GOAL = Set down, exactly as written, the lines from the top of the data to the line that holds "const minorMult = [2, 3, 4, 5, 6, 7, 8, 9];", and omit the pictures.

[Start GIVEN MATERIAL]

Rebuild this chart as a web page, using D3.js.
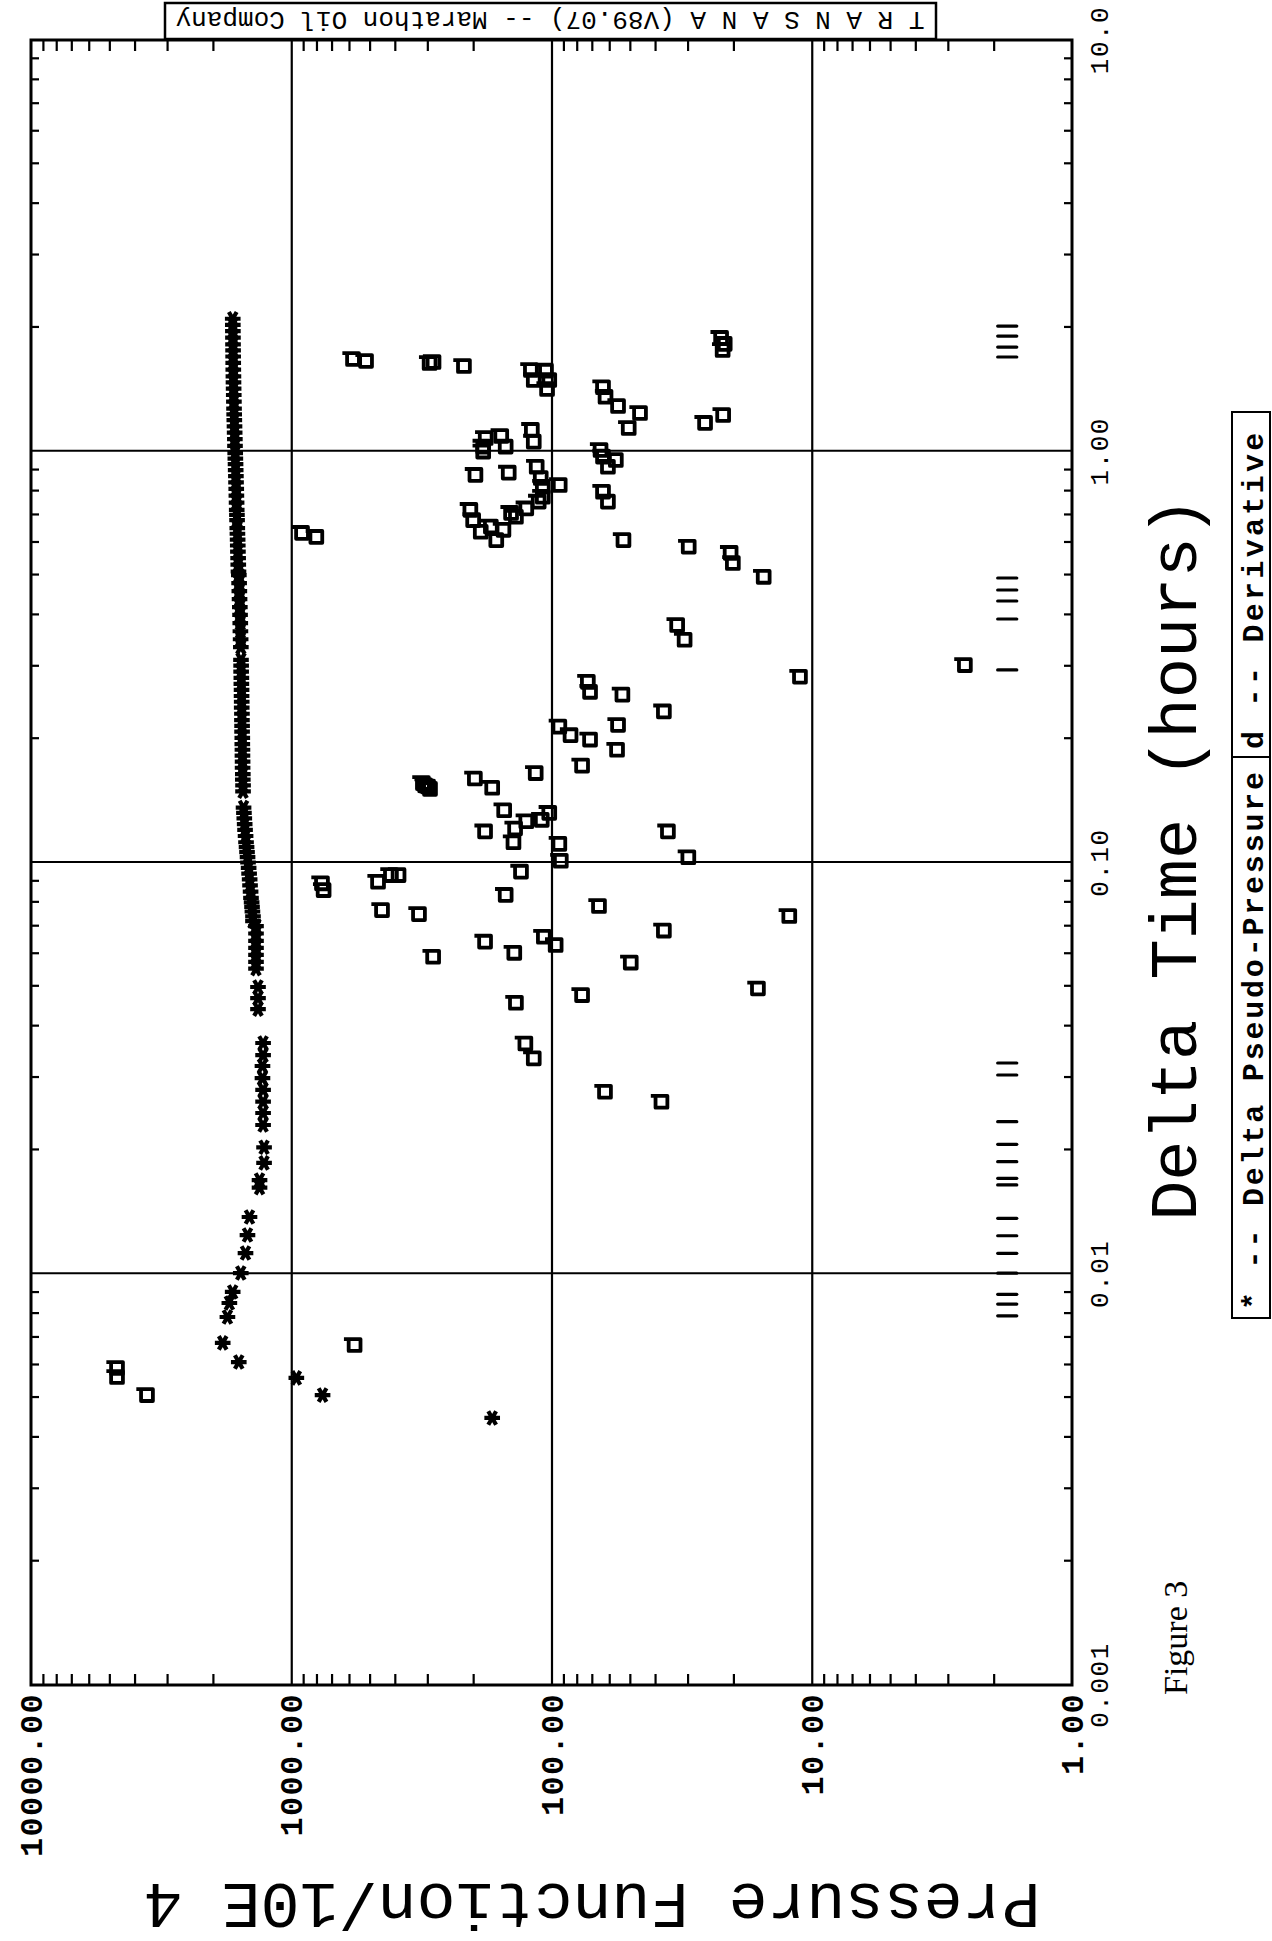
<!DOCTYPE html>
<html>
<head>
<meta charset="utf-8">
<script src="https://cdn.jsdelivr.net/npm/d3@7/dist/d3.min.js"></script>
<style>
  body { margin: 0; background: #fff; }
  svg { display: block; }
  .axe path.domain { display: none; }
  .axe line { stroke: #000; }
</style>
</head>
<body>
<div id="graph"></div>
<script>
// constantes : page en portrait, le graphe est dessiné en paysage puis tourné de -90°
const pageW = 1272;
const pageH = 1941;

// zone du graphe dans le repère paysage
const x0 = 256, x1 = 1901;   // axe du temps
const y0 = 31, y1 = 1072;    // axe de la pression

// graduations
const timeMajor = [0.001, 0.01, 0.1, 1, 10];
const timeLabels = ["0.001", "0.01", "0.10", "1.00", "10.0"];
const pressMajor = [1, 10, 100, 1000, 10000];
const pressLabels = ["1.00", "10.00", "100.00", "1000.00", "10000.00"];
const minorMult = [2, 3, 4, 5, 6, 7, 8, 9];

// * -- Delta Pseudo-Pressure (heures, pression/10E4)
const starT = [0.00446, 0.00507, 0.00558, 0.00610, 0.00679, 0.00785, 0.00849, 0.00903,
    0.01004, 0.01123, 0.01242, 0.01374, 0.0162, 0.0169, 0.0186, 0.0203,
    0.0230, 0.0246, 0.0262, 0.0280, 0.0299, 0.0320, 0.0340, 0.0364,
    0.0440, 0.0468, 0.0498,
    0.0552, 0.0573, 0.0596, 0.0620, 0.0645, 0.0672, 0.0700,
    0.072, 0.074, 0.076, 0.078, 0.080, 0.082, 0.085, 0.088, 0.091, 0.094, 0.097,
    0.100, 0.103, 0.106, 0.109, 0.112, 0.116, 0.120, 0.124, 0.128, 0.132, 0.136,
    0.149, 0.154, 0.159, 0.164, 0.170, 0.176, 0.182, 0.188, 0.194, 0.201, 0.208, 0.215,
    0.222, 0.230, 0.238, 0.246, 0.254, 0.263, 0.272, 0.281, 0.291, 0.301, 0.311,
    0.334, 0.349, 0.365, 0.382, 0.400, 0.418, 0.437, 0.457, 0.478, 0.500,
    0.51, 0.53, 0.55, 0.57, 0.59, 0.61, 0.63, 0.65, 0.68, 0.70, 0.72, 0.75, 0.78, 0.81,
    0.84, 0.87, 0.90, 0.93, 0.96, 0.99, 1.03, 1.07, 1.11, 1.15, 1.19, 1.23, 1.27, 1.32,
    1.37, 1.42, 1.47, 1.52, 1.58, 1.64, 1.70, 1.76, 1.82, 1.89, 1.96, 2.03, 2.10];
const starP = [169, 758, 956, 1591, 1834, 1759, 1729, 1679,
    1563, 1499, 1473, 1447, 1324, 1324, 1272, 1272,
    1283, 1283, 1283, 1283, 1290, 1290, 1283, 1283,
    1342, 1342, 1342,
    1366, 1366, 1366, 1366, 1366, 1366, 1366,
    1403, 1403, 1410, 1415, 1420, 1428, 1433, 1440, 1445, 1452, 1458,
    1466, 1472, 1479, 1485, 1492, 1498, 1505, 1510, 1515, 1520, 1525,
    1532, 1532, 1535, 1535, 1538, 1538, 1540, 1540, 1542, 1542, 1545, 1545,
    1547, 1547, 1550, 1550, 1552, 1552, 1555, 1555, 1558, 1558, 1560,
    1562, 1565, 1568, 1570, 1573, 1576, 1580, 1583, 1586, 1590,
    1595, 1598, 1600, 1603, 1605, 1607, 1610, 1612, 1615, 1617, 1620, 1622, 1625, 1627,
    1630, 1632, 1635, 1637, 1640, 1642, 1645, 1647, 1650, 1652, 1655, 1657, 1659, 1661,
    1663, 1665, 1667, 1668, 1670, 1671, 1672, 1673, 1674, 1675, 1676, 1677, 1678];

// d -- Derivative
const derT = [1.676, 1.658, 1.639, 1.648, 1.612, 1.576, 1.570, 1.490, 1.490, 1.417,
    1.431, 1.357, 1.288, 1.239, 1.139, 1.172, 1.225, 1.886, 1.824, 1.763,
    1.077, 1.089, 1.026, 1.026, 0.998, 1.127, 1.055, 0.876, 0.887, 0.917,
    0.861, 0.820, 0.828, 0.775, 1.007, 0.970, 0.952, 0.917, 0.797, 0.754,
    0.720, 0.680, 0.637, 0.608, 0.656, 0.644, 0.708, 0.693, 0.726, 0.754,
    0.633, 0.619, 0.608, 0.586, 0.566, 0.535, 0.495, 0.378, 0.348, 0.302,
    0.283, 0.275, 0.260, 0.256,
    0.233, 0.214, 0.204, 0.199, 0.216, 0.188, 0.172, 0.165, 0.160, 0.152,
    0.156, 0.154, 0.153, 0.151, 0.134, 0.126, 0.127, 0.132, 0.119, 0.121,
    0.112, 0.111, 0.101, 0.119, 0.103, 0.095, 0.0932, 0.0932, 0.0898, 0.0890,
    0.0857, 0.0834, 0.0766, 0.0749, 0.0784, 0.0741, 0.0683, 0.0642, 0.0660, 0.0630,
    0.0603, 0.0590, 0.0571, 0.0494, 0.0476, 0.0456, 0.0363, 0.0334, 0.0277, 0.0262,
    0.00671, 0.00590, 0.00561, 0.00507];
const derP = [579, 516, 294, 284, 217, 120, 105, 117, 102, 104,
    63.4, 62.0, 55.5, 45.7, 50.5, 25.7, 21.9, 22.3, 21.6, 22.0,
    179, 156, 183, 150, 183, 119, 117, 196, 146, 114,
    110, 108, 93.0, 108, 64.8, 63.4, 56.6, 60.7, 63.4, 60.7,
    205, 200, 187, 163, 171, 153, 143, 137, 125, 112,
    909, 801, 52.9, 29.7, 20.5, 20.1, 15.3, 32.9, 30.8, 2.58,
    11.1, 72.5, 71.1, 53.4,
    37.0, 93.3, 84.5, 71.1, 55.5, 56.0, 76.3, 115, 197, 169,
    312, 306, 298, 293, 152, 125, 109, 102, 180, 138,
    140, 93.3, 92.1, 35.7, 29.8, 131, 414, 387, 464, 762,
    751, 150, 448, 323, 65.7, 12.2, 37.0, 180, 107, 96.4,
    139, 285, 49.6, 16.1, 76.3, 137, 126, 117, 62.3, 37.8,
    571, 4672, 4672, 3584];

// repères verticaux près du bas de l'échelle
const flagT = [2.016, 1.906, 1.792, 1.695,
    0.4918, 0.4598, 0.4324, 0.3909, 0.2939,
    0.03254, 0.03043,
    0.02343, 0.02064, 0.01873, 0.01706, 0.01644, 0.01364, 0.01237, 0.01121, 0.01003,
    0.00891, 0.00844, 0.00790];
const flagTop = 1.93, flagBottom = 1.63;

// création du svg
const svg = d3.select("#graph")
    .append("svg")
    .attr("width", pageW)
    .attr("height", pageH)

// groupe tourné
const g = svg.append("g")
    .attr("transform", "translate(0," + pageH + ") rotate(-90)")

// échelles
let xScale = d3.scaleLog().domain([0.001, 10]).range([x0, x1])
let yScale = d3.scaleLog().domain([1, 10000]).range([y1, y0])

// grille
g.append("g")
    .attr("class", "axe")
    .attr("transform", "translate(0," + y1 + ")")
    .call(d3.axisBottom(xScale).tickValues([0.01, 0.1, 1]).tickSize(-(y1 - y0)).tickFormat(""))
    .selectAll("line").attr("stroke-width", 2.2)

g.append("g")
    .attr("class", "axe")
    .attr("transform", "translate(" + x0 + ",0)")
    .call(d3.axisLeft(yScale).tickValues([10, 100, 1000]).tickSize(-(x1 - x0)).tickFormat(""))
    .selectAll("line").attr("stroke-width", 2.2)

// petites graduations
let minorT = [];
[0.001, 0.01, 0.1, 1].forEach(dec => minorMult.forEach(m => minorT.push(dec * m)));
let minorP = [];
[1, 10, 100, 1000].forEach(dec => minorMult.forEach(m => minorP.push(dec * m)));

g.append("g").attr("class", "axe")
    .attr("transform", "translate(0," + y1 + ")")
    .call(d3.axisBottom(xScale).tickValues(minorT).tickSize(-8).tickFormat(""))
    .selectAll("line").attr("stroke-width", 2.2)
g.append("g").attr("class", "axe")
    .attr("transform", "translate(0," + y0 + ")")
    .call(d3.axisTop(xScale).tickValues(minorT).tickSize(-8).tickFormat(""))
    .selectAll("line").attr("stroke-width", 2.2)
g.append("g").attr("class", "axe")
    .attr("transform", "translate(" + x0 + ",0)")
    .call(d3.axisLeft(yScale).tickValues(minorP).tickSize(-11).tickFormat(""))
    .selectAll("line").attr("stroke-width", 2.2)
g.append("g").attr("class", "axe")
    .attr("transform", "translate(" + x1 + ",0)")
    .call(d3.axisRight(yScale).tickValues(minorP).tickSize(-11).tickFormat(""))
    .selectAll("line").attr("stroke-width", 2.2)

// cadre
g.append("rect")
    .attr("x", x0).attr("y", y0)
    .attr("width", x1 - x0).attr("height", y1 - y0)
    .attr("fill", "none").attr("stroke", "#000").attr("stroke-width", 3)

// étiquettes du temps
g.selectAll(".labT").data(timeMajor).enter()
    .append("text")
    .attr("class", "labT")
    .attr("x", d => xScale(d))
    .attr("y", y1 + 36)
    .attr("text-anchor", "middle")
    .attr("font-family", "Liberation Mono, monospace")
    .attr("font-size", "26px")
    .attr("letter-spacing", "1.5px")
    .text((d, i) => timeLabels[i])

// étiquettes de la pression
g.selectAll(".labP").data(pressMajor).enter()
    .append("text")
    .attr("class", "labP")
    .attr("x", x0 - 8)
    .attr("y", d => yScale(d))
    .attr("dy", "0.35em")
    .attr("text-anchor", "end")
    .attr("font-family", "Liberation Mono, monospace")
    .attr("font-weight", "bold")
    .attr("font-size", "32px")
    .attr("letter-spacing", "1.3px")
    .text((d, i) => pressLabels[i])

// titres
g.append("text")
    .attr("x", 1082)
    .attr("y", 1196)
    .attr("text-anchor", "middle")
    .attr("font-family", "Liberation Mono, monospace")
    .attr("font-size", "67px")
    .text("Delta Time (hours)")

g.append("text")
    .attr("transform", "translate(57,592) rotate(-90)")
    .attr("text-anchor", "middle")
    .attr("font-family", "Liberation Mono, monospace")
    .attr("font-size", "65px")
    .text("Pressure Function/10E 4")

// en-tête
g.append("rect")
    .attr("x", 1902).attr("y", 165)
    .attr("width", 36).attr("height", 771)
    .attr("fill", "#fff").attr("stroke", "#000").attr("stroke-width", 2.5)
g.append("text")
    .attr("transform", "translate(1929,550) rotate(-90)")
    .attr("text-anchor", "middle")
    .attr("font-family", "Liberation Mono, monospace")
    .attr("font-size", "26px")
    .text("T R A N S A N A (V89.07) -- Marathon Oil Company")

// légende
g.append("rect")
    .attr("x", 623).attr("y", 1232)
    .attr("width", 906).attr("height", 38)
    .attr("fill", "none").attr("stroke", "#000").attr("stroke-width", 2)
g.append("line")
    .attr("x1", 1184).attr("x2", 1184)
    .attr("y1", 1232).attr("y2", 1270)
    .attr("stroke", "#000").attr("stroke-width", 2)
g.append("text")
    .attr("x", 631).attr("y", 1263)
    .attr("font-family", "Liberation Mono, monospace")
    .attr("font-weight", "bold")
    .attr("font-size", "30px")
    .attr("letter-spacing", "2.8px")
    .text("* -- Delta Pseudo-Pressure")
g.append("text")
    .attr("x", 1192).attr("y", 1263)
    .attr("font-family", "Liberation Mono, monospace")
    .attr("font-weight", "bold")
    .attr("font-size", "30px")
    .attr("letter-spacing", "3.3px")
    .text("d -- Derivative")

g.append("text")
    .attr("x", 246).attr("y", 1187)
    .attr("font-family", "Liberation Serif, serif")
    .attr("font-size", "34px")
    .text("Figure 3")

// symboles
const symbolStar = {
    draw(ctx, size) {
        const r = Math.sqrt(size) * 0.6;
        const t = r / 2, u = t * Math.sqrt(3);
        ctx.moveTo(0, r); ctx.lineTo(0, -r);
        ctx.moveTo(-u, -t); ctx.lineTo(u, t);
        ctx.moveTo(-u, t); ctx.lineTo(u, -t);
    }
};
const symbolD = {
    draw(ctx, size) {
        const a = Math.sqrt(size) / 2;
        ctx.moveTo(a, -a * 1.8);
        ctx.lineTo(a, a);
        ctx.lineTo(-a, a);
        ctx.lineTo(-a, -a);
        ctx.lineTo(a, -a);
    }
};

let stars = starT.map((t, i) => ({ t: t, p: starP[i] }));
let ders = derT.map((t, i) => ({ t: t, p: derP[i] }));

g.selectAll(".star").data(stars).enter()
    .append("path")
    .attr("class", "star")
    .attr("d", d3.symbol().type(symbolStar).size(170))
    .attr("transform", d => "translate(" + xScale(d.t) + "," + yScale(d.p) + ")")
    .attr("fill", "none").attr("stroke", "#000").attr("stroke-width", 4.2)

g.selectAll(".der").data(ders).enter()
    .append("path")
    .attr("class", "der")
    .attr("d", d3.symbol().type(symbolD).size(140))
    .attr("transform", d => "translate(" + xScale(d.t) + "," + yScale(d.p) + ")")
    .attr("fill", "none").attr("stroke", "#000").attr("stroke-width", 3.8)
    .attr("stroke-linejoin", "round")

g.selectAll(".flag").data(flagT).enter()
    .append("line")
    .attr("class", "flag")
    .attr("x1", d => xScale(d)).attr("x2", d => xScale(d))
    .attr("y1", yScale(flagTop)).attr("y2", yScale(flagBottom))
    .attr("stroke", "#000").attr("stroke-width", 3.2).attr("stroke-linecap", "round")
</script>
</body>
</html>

[End GIVEN MATERIAL]

SOLUTION FOR THIS TASK =
Rebuild this chart as a web page, using D3.js.
<!DOCTYPE html>
<html>
<head>
<meta charset="utf-8">
<script src="https://cdn.jsdelivr.net/npm/d3@7/dist/d3.min.js"></script>
<style>
  body { margin: 0; background: #fff; }
  svg { display: block; }
  .axe path.domain { display: none; }
  .axe line { stroke: #000; }
</style>
</head>
<body>
<div id="graph"></div>
<script>
// constantes : page en portrait, le graphe est dessiné en paysage puis tourné de -90°
const pageW = 1272;
const pageH = 1941;

// zone du graphe dans le repère paysage
const x0 = 256, x1 = 1901;   // axe du temps
const y0 = 31, y1 = 1072;    // axe de la pression

// graduations
const timeMajor = [0.001, 0.01, 0.1, 1, 10];
const timeLabels = ["0.001", "0.01", "0.10", "1.00", "10.0"];
const pressMajor = [1, 10, 100, 1000, 10000];
const pressLabels = ["1.00", "10.00", "100.00", "1000.00", "10000.00"];
const minorMult = [2, 3, 4, 5, 6, 7, 8, 9];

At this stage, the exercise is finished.